EXERCISE DETAILS — Select all lines holding the word "this" from the entries that follow.

+++ DATA EXTRACT +++

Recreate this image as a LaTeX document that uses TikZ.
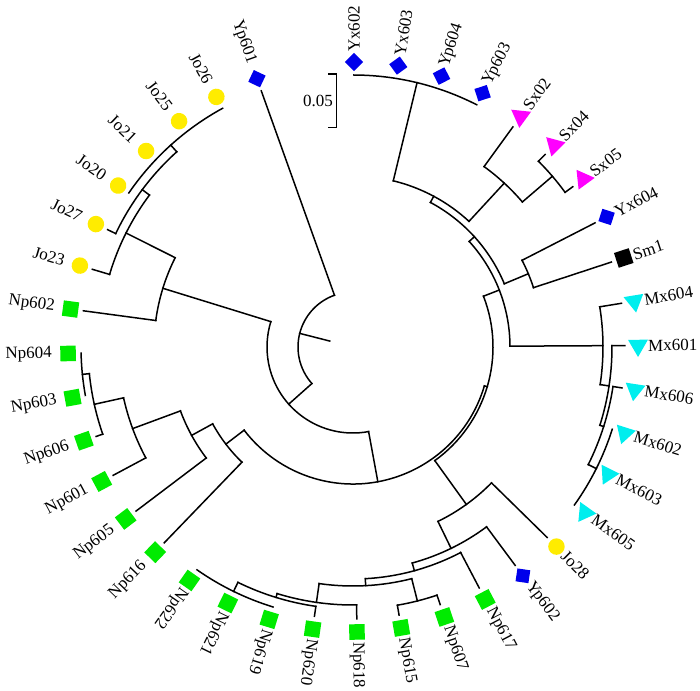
\documentclass[tikz,border=0pt]{standalone}
\usepackage{fontspec}
\setmainfont{Liberation Serif}
\usetikzlibrary{shapes.geometric}
\definecolor{npgreen}{RGB}{0,235,0}
\definecolor{joyellow}{RGB}{255,236,0}
\definecolor{yblue}{RGB}{0,0,235}
\definecolor{sxmagenta}{RGB}{255,0,255}
\definecolor{mxcyan}{RGB}{0,238,238}
% internal node: name, angle, parent radius, radius, arc from, arc to
\newcommand{\tnode}[6]{%
  \coordinate (#1) at (#2:#4);
  \draw[branch] (#2:#3) -- (#1);
  \draw[branch] (#5:#4) arc[start angle=#5, end angle=#6, radius=#4];}
\begin{document}
\begin{tikzpicture}[x=1pt,y=1pt]
    \tikzstyle{branch} = [line width=1.5pt, line cap=rect]
    \tikzstyle{taxon} = [inner sep=0pt, font=\fontsize{17}{19}\selectfont]
    \tikzstyle{sq} = [rectangle, minimum size=15.5pt, inner sep=0pt]
    \tikzstyle{dia} = [rectangle, minimum size=13pt, inner sep=0pt, rotate=45]
    \tikzstyle{cir} = [circle, minimum size=16.5pt, inner sep=0pt]
    \tikzstyle{tup} = [regular polygon, regular polygon sides=3, minimum size=23pt, inner sep=0pt]
    \tikzstyle{tdn} = [regular polygon, regular polygon sides=3, minimum size=23pt, inner sep=0pt, rotate=180]
    \useasboundingbox (-353,-343) rectangle (347,347);
    % root
    \tnode{R0}{-194.33}{24}{55}{-138.36}{-250.3}
    \tnode{N1}{-138.36}{55}{86}{-79.55}{-197.16}
    % Jo / Np602 clade
    \tnode{N2}{-197.16}{86}{199}{-187.65}{-206.67}
    \tnode{N3}{-206.67}{199}{254}{-196.6}{-216.74}
    \tnode{N4}{-216.74}{254}{263}{-205.55}{-227.925}
    \tnode{N5}{-227.925}{263}{272}{-214.5}{-241.35}
    % main clade
    \tnode{B0}{-79.55}{86}{137}{-16.48}{-142.62}
    \tnode{P5}{-142.62}{137}{160}{-133.95}{-151.29}
    \tnode{P4}{-151.29}{160}{184}{-142.9}{-159.68}
    \tnode{P3}{-159.68}{184}{235}{-151.85}{-167.51}
    \tnode{P2}{-167.51}{235}{265}{-160.8}{-174.225}
    \tnode{P1}{-174.225}{265}{272}{-169.75}{-178.7}
    \tnode{B1}{-16.48}{137}{140}{21.275}{-54.24}
    \tnode{N8}{-54.24}{140}{194}{-44.45}{-64.03}
    \tnode{N9}{-64.03}{194}{224}{-53.4}{-74.66}
    \tnode{N10}{-74.66}{224}{232}{-62.35}{-86.96}
    \tnode{Nd}{-86.96}{232}{239}{-75.775}{-98.15}
    \tnode{Ne}{-75.775}{239}{262}{-71.3}{-80.25}
    \tnode{Nc}{-98.15}{239}{258}{-89.2}{-107.1}
    \tnode{Nb}{-107.1}{258}{262}{-98.15}{-116.05}
    \tnode{Na}{-116.05}{262}{272}{-107.1}{-125}
    % Mx / Yx / Sx clade
    \tnode{Z2}{21.275}{140}{157}{42.25}{0.3}
    \tnode{M1}{0.3}{157}{250}{9.25}{-8.65}
    \tnode{M2}{-8.65}{250}{259}{0.3}{-17.6}
    \tnode{M3}{-17.6}{259}{263}{-8.65}{-26.55}
    \tnode{M4}{-26.55}{263}{272}{-17.6}{-35.5}
    \tnode{Z1}{42.25}{157}{164}{61.83}{22.675}
    \tnode{YS}{22.675}{164}{190}{27.15}{18.2}
    \tnode{Y2}{61.83}{164}{171}{76.375}{47.29}
    \tnode{Y1}{76.375}{171}{272}{89.8}{62.95}
    \tnode{S1}{47.29}{171}{223}{54}{40.575}
    \tnode{S2}{40.575}{223}{262.5}{45.05}{36.1}
    % leaves
    \foreach \i/\name/\sym/\col/\rp in {0/Yx602/dia/yblue/272, 1/Yx603/dia/yblue/272,
        2/Yp604/dia/yblue/272, 3/Yp603/dia/yblue/272, 4/Sx02/tup/sxmagenta/223,
        5/Sx04/tup/sxmagenta/262.5, 6/Sx05/tup/sxmagenta/262.5, 7/Yx604/dia/yblue/190,
        8/Sm1/sq/black/190, 9/Mx604/tdn/mxcyan/250, 10/Mx601/tdn/mxcyan/259,
        11/Mx606/tdn/mxcyan/263, 12/Mx602/tdn/mxcyan/272, 13/Mx603/tdn/mxcyan/272,
        14/Mx605/tdn/mxcyan/272, 15/Jo28/cir/joyellow/194, 16/Yp602/dia/yblue/224,
        17/Np617/sq/npgreen/232, 18/Np607/sq/npgreen/262, 19/Np615/sq/npgreen/262,
        20/Np618/sq/npgreen/258, 21/Np620/sq/npgreen/262, 22/Np619/sq/npgreen/272,
        23/Np621/sq/npgreen/272, 24/Np622/sq/npgreen/272, 25/Np616/sq/npgreen/160,
        26/Np605/sq/npgreen/184, 27/Np601/sq/npgreen/235, 28/Np606/sq/npgreen/265,
        29/Np603/sq/npgreen/272, 30/Np604/sq/npgreen/272, 31/Np602/sq/npgreen/199,
        32/Jo23/cir/joyellow/254, 33/Jo27/cir/joyellow/263, 34/Jo20/cir/joyellow/272,
        35/Jo21/cir/joyellow/272, 36/Jo25/cir/joyellow/272, 37/Jo26/cir/joyellow/272,
        38/Yp601/dia/yblue/55} {
        \pgfmathsetmacro{\a}{89.8-8.95*\i}
        \coordinate (t-\name) at (\a:272);
        \ifdim \rp pt<272pt \draw[branch] (\a:\rp) -- (t-\name); \fi
        \node[\sym, fill=\col, rotate=\a] (s-\name) at (\a:285) {};
        \ifdim \a pt<-130pt
            \node[taxon, anchor=east, rotate=\a+180] (l-\name) at (\a:301) {\name};
        \else
            \node[taxon, anchor=west, rotate=\a] (l-\name) at (\a:295) {\name};
        \fi
    }
    % scale bar
    \coordinate (bar-a) at (-24.7,273);
    \coordinate (bar-b) at (-24.7,219.3);
    \draw[branch, line cap=butt] (bar-a) -- ++(8.4,0) |- (bar-b);
    \node[taxon, anchor=east] (bar-l) at (-20,246.5) {0.05};
\end{tikzpicture}
\end{document}
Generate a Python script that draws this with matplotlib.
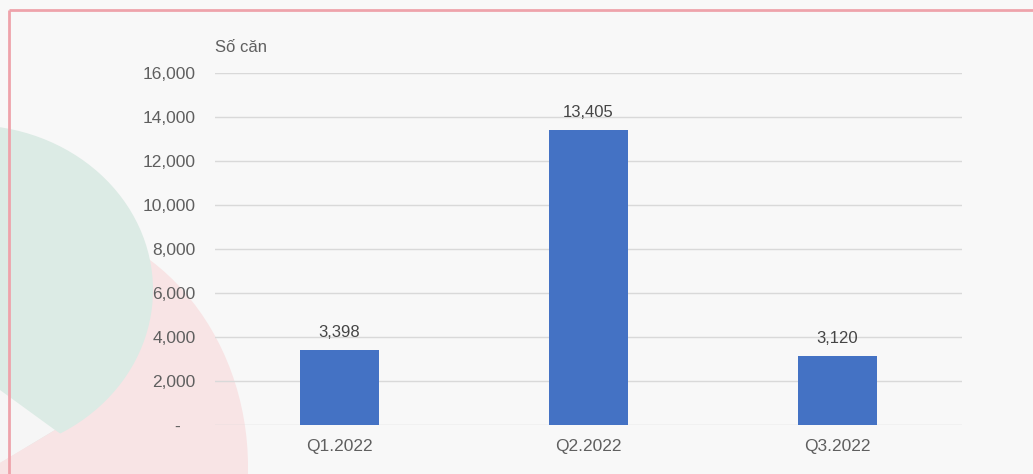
import matplotlib.pyplot as plt
from matplotlib.patches import Ellipse, Polygon
from matplotlib.ticker import FuncFormatter

# Quarterly supply (number of units)
quarters = ["Q1.2022", "Q2.2022", "Q3.2022"]
units = [3398, 13405, 3120]
y_ticks = [0, 2000, 4000, 6000, 8000, 10000, 12000, 14000, 16000]

BAR_COLOR = "#4472C4"
TEXT_COLOR = "#5f5f5f"
GRID_COLOR = "#d9d9d9"
PINK = "#f8e4e5"

plt.rcParams["font.family"] = ["Liberation Sans", "DejaVu Sans"]

W, H = 1033, 474
fig = plt.figure(figsize=(W / 100, H / 100), dpi=100, facecolor="#f8f8f8")

# decorative backdrop drawn in pixel coordinates
bg = fig.add_axes([0, 0, 1, 1], zorder=0)
bg.set_xlim(0, W)
bg.set_ylim(H, 0)
bg.axis("off")
bg.add_patch(Ellipse((30, 467), 436, 496, facecolor=PINK, edgecolor="none"))
bg.add_patch(Ellipse((-30, 290), 366, 330, facecolor="#dcebe5", edgecolor="none"))
bg.add_patch(Polygon([(0, 390), (55, 430), (0, 463)], facecolor="#f6f6f6", edgecolor="none"))
bg.add_patch(Polygon([(55, 430), (0, 463), (0, H), (120, H)], facecolor=PINK, edgecolor="none"))
bg.plot([9, W], [10, 10], color="#eea3ab", linewidth=2, solid_capstyle="butt")
bg.plot([9, 9], [10, H], color="#eea3ab", linewidth=2, solid_capstyle="butt")

ax = fig.add_axes([215 / W, 49 / H, 747 / W, 352 / H], zorder=1)
ax.patch.set_alpha(0)

x = range(len(quarters))
bars = ax.bar(x, units, width=0.317, color=BAR_COLOR, zorder=3)
for rect, val in zip(bars, units):
    ax.annotate(
        f"{val:,}",
        (rect.get_x() + rect.get_width() / 2, val),
        xytext=(0, 13),
        textcoords="offset points",
        ha="center",
        va="center",
        fontsize=12,
        color="#454545",
    )

ax.set_xlim(-0.5, 2.5)
ax.set_ylim(0, 16000)
ax.set_xticks(list(x))
ax.set_xticklabels(quarters)
ax.set_yticks(y_ticks)
ax.yaxis.set_major_formatter(FuncFormatter(lambda v, _: "-   " if v == 0 else f"{int(v):,}"))
ax.tick_params(axis="y", length=0, pad=14, labelsize=12.5, labelcolor=TEXT_COLOR)
ax.tick_params(axis="x", length=0, pad=10, labelsize=12.5, labelcolor=TEXT_COLOR)
ax.grid(axis="y", color=GRID_COLOR, linewidth=1.0, zorder=0)
for spine in ax.spines.values():
    spine.set_visible(False)

fig.text(215 / W, 1 - 48 / H, "Số căn", ha="left", va="center", fontsize=12, color=TEXT_COLOR)

fig.savefig("out.png", dpi=100, facecolor=fig.get_facecolor())
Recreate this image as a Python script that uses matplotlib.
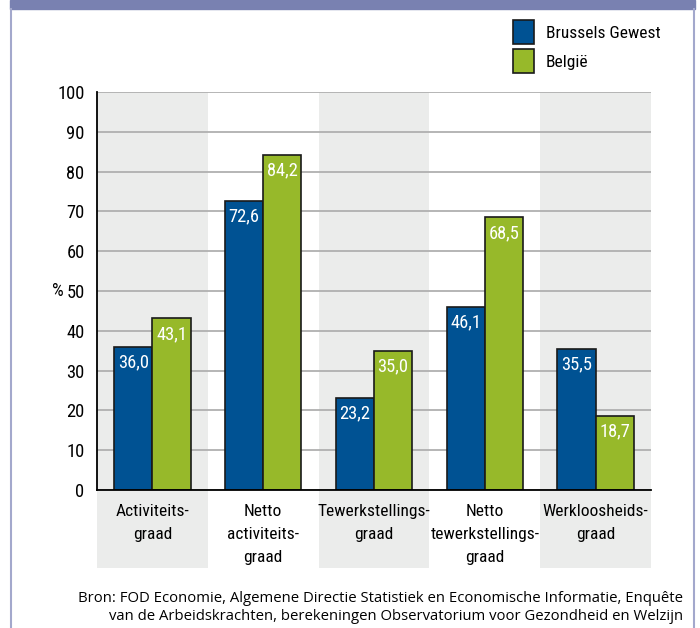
import numpy as np
import matplotlib
matplotlib.use('Agg')
from matplotlib import pyplot as plt
from matplotlib.patches import Rectangle
from matplotlib.lines import Line2D
from matplotlib import font_manager

# data ------------------------------------------------
categories = ['Activiteits-\ngraad', 'Netto\nactiviteits-\ngraad', 'Tewerkstellings-\ngraad',
              'Netto\ntewerkstellings-\ngraad', 'Werkloosheids-\ngraad']
brussel = [36.0, 72.6, 23.2, 46.1, 35.5]
belgie  = [43.1, 84.2, 35.0, 68.5, 18.7]
series_names = ['Brussels Gewest', 'België']
yticks = np.arange(0, 101, 10)
source = ('Bron: FOD Economie, Algemene Directie Statistiek en Economische Informatie, Enquête\n'
          'van de Arbeidskrachten, berekeningen Observatorium voor Gezondheid en Welzijn')

blue  = '#005293'
green = '#97b92a'
W, H = 700, 628

# pick a narrow font if there is one
fonts = font_manager.fontManager.ttflist
names = {f.name for f in fonts}
fam, stretch, fs = 'DejaVu Sans', 'normal', 10
for n in ['Liberation Sans Narrow', 'Roboto Condensed', 'Open Sans Condensed', 'Noto Sans Condensed']:
    if n in names:
        fam, fs = n, 12.5
        break
else:
    if any(f.name == 'DejaVu Sans' and f.stretch in ('condensed', 'semi-condensed') for f in fonts):
        stretch, fs = 'condensed', 11.5

def cf(size=fs):
    return font_manager.FontProperties(family=fam, stretch=stretch, weight='normal', size=size)

fig = plt.figure(figsize=(7, 6.28), dpi=100)

# frame + header band
fig.patches.append(Rectangle((10/W, 1-9/H), 685/W, 9/H, transform=fig.transFigure,
                             color='#7981b1', zorder=0))
for xp in (11, 694):
    fig.lines.append(Line2D([xp/W, xp/W], [0, 1-9/H], transform=fig.transFigure,
                            color='#a3a8cc', lw=1.5))

ax = fig.add_axes([97/W, 1-490/H, (651-97)/W, (490-92)/H])
x = np.arange(len(categories))
w = 0.345

# grey bands behind odd categories
for i in range(0, len(categories), 2):
    ax.axvspan(i-0.5, i+0.5, ymin=-0.196, ymax=1, color='#ebeceb', lw=0, zorder=0, clip_on=False)

ax.set_yticks(yticks)
ax.yaxis.grid(True, color='#b0b0b0', lw=1.3, zorder=1)
ax.set_axisbelow(False)

b1 = ax.bar(x - w/2, brussel, w, color=blue, edgecolor='#1a1a1a', lw=1.2, zorder=3)
b2 = ax.bar(x + w/2, belgie, w, color=green, edgecolor='#1a1a1a', lw=1.2, zorder=3)

for xs, vals in ((x - w/2, brussel), (x + w/2, belgie)):
    for xi, v in zip(xs, vals):
        ax.text(xi, v - 3.9, f'{v:.1f}'.replace('.', ','), ha='center', va='center',
                color='white', fontproperties=cf(fs + 0.8), zorder=4)

ax.set_xlim(-0.5, len(categories) - 0.5)
ax.set_ylim(0, 100)
for s in ('top', 'right'):
    ax.spines[s].set_visible(False)
for s in ('left', 'bottom'):
    ax.spines[s].set_linewidth(1.3)
    ax.spines[s].set_zorder(5)
ax.tick_params(length=0, pad=9)
ax.set_yticklabels([str(t) for t in yticks], fontproperties=cf(fs + 0.8))
ax.set_xticks(x)
ax.set_xticklabels(categories, fontproperties=cf(), linespacing=1.68, va='top')
ax.tick_params(axis='x', pad=10)
ax.set_ylabel('%', fontproperties=cf(fs + 0.8), rotation=0, va='center', ha='center')
ax.yaxis.set_label_coords((58 - 97) / 554, 0.5)

# legend drawn by hand: coloured square + label
for k, (name, col) in enumerate(zip(series_names, [blue, green])):
    top = 20 + k * 29
    fig.patches.append(Rectangle((513/W, 1-(top+24)/H), 21/W, 24/H, transform=fig.transFigure,
                                 facecolor=col, edgecolor='#1a1a1a', lw=1.2))
    fig.text(546/W, 1-(top+13)/H, name, ha='left', va='center', fontproperties=cf())

fig.text(683/W, 1-591/H, source, ha='right', va='top', fontsize=10.7,
         family='Open Sans', linespacing=1.3)

plt.savefig('out.png', dpi=100)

+++

REPLY —
Recreate this image as a LaTeX document that uses TikZ.
Generate a Python script that draws this with matplotlib.
Recreate this image as a Python script that uses matplotlib.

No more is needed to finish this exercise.